Natural Landmarks of Arizona

The University of Arizona Press
Natural Landmarks of Arizona celebrates the vast geological past of Arizona’s natural monuments through the eyes of a celebrated storyteller who has called Arizona home for most of his life. David Yetman shows us how Arizona’s most iconic landmarks were formed millions of years ago and sheds light on the more recent histories of these landmarks as well. These peaks and ranges offer striking intrusions into the Arizona horizon, giving our southwestern state some of the most memorable views, hikes, climbs, and bike rides anywhere in the world. They orient us, they locate us, and they are steadfast through generations.

Whether you have climbed these peaks many times, enjoy seeing them from your car window, or simply want to learn more about southwestern geology and history, reading Natural Landmarks of Arizona is a fascinating way to learn about the ancient and recent history of beloved places such as Cathedral Rock, Granite Dells, Kitt Peak, and many others.
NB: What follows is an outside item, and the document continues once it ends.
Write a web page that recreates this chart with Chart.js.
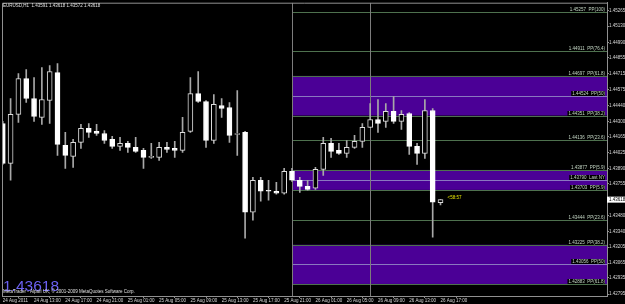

With Yetman as your guide, you can tuck this book into your glove box and hit the road with profound new knowledge about the towering natural monuments that define our beautiful Arizona landscapes.

In David Yetman’s observant eyes, mountains are much more than random piles of rock. They are the visible record of a dramatic geological past and towering monuments that anchor us to the landscape and bestow beauty and meaning on our lives. Read and learn.’—Bruce Dinges, co-editor of America’s Most Alarming Writer: Essays on the Life and Work of Charles Bowden

‘David Yetman’s Natural Landmarks of Arizona is one man’s recollection of cherished landmarks accumulated over a lifetime of roaming the southwestern United States. Yetman inspires readers to revisit some of Arizona’s iconic landscapes with fresh eyes and a renewed interest in the processes that shape the mountains, canyons, valleys, and volcanoes of Arizona. It will make a welcome addition to the libraries of those who admire the beauty of Arizona’s multifarious terrain—from northeastern Arizona’s Navajo Mountain laccolith to the sunbaked, barren Kofa Mountains near Yuma, Arizona.’—Michael Conway, geologist
David Yetman is a research social scientist at the Southwest Center of the University of Arizona. His research has focused on peoples and plants of the Sonoran Desert region.